:: Information shown ::
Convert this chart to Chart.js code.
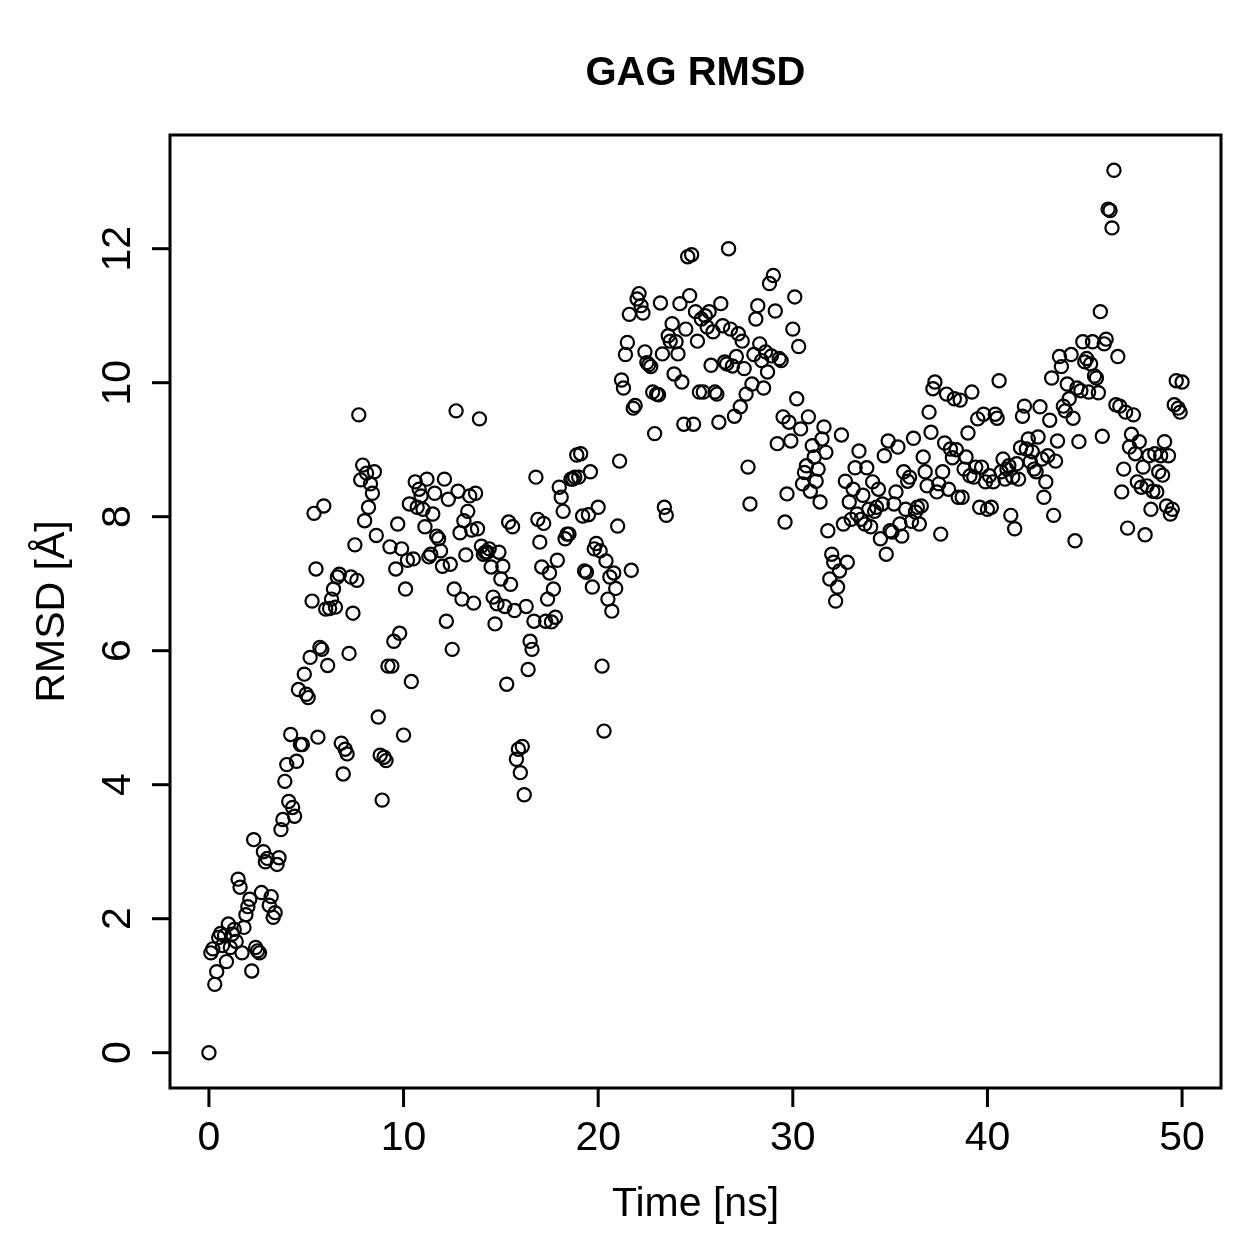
<!DOCTYPE html>
<html>
<head>
<meta charset="utf-8">
<title>GAG RMSD</title>
<script src="https://cdn.jsdelivr.net/npm/chart.js@4.4.0/dist/chart.umd.min.js"></script>
<style>
  html, body { margin: 0; padding: 0; background: #fff; }
  canvas { display: block; }
</style>
</head>
<body>
<canvas id="rmsdChart" width="1259" height="1259"></canvas>
<script>
// sampling step of the trajectory (one frame every 0.1 ns)
var timeStepNs = 0.1;

// RMSD values, in blocks of 10 ns
var rmsd0to10 = [
  0.00, 1.49, 1.55, 1.02, 1.21, 1.72, 1.78, 1.60, 1.75, 1.36,
  1.92, 1.57, 1.77, 1.84, 1.66, 2.59, 2.47, 1.49, 1.87, 2.06,
  2.18, 2.29, 1.22, 3.18, 1.57, 1.52, 1.49, 2.39, 3.00, 2.85,
  2.90, 2.20, 2.33, 2.02, 2.09, 2.81, 2.91, 3.33, 3.48, 4.05,
  4.30, 3.75, 4.75, 3.66, 3.53, 4.35, 5.42, 4.60, 4.60, 5.65,
  5.35, 5.30, 5.90, 6.74, 8.05, 7.22, 4.71, 6.05, 6.02, 8.16,
  6.62, 5.78, 6.63, 6.77, 6.92, 6.65, 7.10, 7.14, 4.62, 4.16,
  4.53, 4.46, 5.96, 7.10, 6.56, 7.58, 7.05, 9.52, 8.55, 8.77,
  7.94, 8.65, 8.14, 8.49, 8.35, 8.67, 7.72, 5.01, 4.44, 3.77,
  4.41, 4.36, 5.77, 7.55, 5.77, 6.14, 7.22, 7.89, 6.26, 7.52
];
var rmsd10to20 = [
  4.74, 6.92, 7.35, 8.19, 5.54, 7.37, 8.52, 8.14, 8.41, 8.31,
  8.11, 7.85, 8.56, 7.40, 7.44, 8.04, 8.35, 7.71, 7.67, 7.49,
  7.26, 8.56, 6.44, 8.26, 7.29, 6.02, 6.92, 9.58, 8.38, 7.76,
  6.77, 7.94, 7.43, 8.08, 8.31, 7.80, 6.71, 8.35, 7.82, 9.46,
  7.56, 7.44, 7.47, 7.47, 7.52, 7.25, 6.80, 6.40, 6.70, 7.47,
  7.07, 7.26, 6.66, 5.50, 7.92, 6.99, 7.85, 6.60, 4.38, 4.53,
  4.18, 4.57, 3.85, 6.66, 5.72, 6.14, 6.02, 6.44, 8.59, 7.96,
  7.62, 7.25, 7.90, 6.44, 6.77, 7.16, 6.43, 6.92, 6.50, 7.35,
  8.44, 8.29, 8.08, 7.67, 7.74, 7.74, 8.56, 8.56, 8.59, 8.92,
  8.59, 8.94, 8.01, 7.19, 7.17, 8.03, 8.67, 6.95, 7.52, 7.60
];
var rmsd20to30 = [
  8.14, 7.49, 5.77, 4.80, 7.34, 6.77, 7.10, 6.59, 7.16, 6.93,
  7.86, 8.83, 10.04, 9.92, 10.42, 10.60, 11.02, 7.20, 9.62, 9.66,
  11.25, 11.33, 11.15, 11.04, 10.46, 10.30, 10.27, 10.24, 9.86, 9.24,
  9.83, 9.82, 11.19, 10.43, 8.14, 8.02, 10.70, 10.62, 10.88, 10.13,
  10.61, 10.43, 11.18, 10.01, 9.38, 10.80, 11.88, 11.30, 11.91, 9.38,
  11.06, 10.62, 9.86, 10.95, 9.86, 11.00, 10.83, 11.06, 10.26, 10.76,
  9.86, 9.83, 9.41, 11.18, 10.85, 10.31, 10.28, 12.00, 10.80, 10.25,
  9.50, 10.39, 10.73, 9.64, 10.62, 10.21, 9.83, 8.74, 8.19, 9.98,
  10.42, 10.95, 11.15, 10.58, 10.33, 9.92, 10.46, 10.16, 11.48, 10.40,
  11.60, 11.07, 9.09, 10.36, 10.33, 9.49, 7.92, 8.34, 9.41, 9.13
];
var rmsd30to40 = [
  10.80, 11.28, 9.76, 10.54, 9.31, 8.49, 8.66, 8.76, 9.49, 8.38,
  9.06, 8.89, 8.53, 8.71, 8.22, 9.16, 9.34, 8.96, 7.79, 7.07,
  7.44, 7.32, 6.74, 6.95, 7.19, 9.22, 7.89, 8.53, 7.32, 8.22,
  7.96, 8.41, 8.73, 8.04, 8.98, 7.96, 8.32, 7.89, 8.73, 8.11,
  7.85, 8.52, 8.08, 8.14, 8.41, 7.67, 8.19, 8.91, 7.44, 9.13,
  7.79, 7.77, 8.19, 8.37, 9.04, 7.89, 7.71, 8.67, 8.11, 8.53,
  8.59, 7.93, 9.17, 8.07, 8.14, 7.89, 8.16, 8.89, 8.67, 8.46,
  9.56, 9.26, 9.91, 10.01, 8.37, 8.49, 7.74, 8.67, 9.10, 9.83,
  8.41, 9.01, 8.88, 9.76, 9.00, 8.29, 9.74, 8.29, 8.71, 8.89,
  9.25, 8.61, 9.86, 8.59, 8.74, 9.46, 8.14, 8.74, 9.53, 8.52
];
var rmsd40to50 = [
  8.11, 8.61, 8.14, 8.52, 9.53, 9.47, 10.03, 8.67, 8.86, 8.56,
  8.71, 8.76, 8.02, 8.59, 7.82, 8.79, 8.56, 9.03, 9.50, 9.65,
  9.01, 9.16, 8.82, 8.97, 8.71, 8.67, 9.19, 9.64, 8.86, 8.29,
  8.52, 8.91, 9.44, 10.07, 8.02, 8.83, 9.13, 10.39, 10.24, 9.65,
  9.58, 9.98, 9.76, 10.42, 9.47, 7.64, 9.92, 9.12, 9.88, 10.61,
  10.31, 10.36, 9.86, 10.28, 10.61, 10.10, 10.07, 9.85, 11.06, 9.20,
  10.58, 10.65, 12.59, 12.57, 12.31, 13.17, 9.67, 10.39, 9.65, 8.37,
  8.71, 9.56, 7.83, 9.04, 9.23, 9.52, 8.94, 8.52, 9.12, 8.44,
  8.74, 7.73, 8.46, 8.91, 8.11, 8.38, 8.94, 8.37, 8.67, 8.91,
  8.62, 9.12, 8.16, 8.91, 8.04, 8.11, 9.67, 10.03, 9.62, 9.56,
  10.01
];

var xTicks = [0, 10, 20, 30, 40, 50];
var yTicks = [0, 2, 4, 6, 8, 10, 12];

var chartTitle = 'GAG RMSD';
var xTitle = 'Time [ns]';
var yTitle = 'RMSD [Å]';

var rmsd = rmsd0to10.concat(rmsd10to20, rmsd20to30, rmsd30to40, rmsd40to50);
var points = rmsd.map(function (v, i) {
    return { x: +(i * timeStepNs).toFixed(1), y: v };
});

// R style axis limits: data range extended by 4% on each side
function rRange(vals) {
    var lo = Math.min.apply(null, vals), hi = Math.max.apply(null, vals);
    var d = (hi - lo) * 0.04;
    return [lo - d, hi + d];
}
var xr = rRange(points.map(function (p) { return p.x; }));
var yr = rRange(rmsd);

var FONT = '"Liberation Sans", Arial, Helvetica, sans-serif';

var baseAxes = {
    id: 'baseAxes',
    beforeDraw: function (chart) {
        var ctx = chart.ctx;
        ctx.save();
        ctx.fillStyle = '#ffffff';
        ctx.fillRect(0, 0, chart.width, chart.height);
        ctx.restore();
    },
    afterDraw: function (chart) {
        var ctx = chart.ctx, a = chart.chartArea;
        var sx = chart.scales.x, sy = chart.scales.y;
        ctx.save();
        ctx.strokeStyle = '#000';
        ctx.fillStyle = '#000';
        ctx.lineWidth = 3;
        ctx.strokeRect(a.left, a.top, a.right - a.left, a.bottom - a.top);

        ctx.font = '41px ' + FONT;
        ctx.textAlign = 'center';
        ctx.textBaseline = 'alphabetic';
        xTicks.forEach(function (v) {
            var px = sx.getPixelForValue(v);
            ctx.beginPath();
            ctx.moveTo(px, a.bottom);
            ctx.lineTo(px, a.bottom + 19);
            ctx.stroke();
            ctx.fillText(String(v), px, 1150);
        });
        yTicks.forEach(function (v) {
            var py = sy.getPixelForValue(v);
            ctx.beginPath();
            ctx.moveTo(a.left, py);
            ctx.lineTo(a.left - 18, py);
            ctx.stroke();
            ctx.save();
            ctx.translate(130, py);
            ctx.rotate(-Math.PI / 2);
            ctx.fillText(String(v), 0, 0);
            ctx.restore();
        });

        ctx.fillText(xTitle, (a.left + a.right) / 2, 1216);
        ctx.save();
        ctx.translate(64, (a.top + a.bottom) / 2);
        ctx.rotate(-Math.PI / 2);
        ctx.fillText(yTitle, 0, 0);
        ctx.restore();

        ctx.font = 'bold 40px ' + FONT;
        ctx.fillText(chartTitle, (a.left + a.right) / 2, 85);
        ctx.restore();
    }
};

new Chart(document.getElementById('rmsdChart'), {
    type: 'scatter',
    data: {
        datasets: [{
            label: 'RMSD',
            data: points,
            showLine: false,
            pointStyle: 'circle',
            pointRadius: 6.6,
            pointBorderWidth: 2.2,
            borderWidth: 2.2,
            pointBorderColor: '#000',
            borderColor: '#000',
            pointBackgroundColor: 'rgba(0,0,0,0)',
            backgroundColor: 'rgba(0,0,0,0)',
            clip: false
        }]
    },
    options: {
        responsive: false,
        animation: false,
        events: [],
        devicePixelRatio: 1,
        layout: { padding: { left: 170, right: 38, top: 135, bottom: 171 } },
        elements: {
            point: { radius: 6.6, borderWidth: 2.2, borderColor: '#000', backgroundColor: 'rgba(0,0,0,0)' }
        },
        plugins: {
            legend: { display: false },
            tooltip: { enabled: false },
            title: { display: false }
        },
        scales: {
            x: { type: 'linear', min: xr[0], max: xr[1], display: false },
            y: { type: 'linear', min: yr[0], max: yr[1], display: false }
        }
    },
    plugins: [baseAxes]
});
</script>
</body>
</html>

:: Problem details ::
Leave out the pictures and repeat the lines from the start of the material through the line with "var timeStepNs = 0.1;", inclusive.

:: Exercise output ::
Convert this chart to Chart.js code.
<!DOCTYPE html>
<html>
<head>
<meta charset="utf-8">
<title>GAG RMSD</title>
<script src="https://cdn.jsdelivr.net/npm/chart.js@4.4.0/dist/chart.umd.min.js"></script>
<style>
  html, body { margin: 0; padding: 0; background: #fff; }
  canvas { display: block; }
</style>
</head>
<body>
<canvas id="rmsdChart" width="1259" height="1259"></canvas>
<script>
// sampling step of the trajectory (one frame every 0.1 ns)
var timeStepNs = 0.1;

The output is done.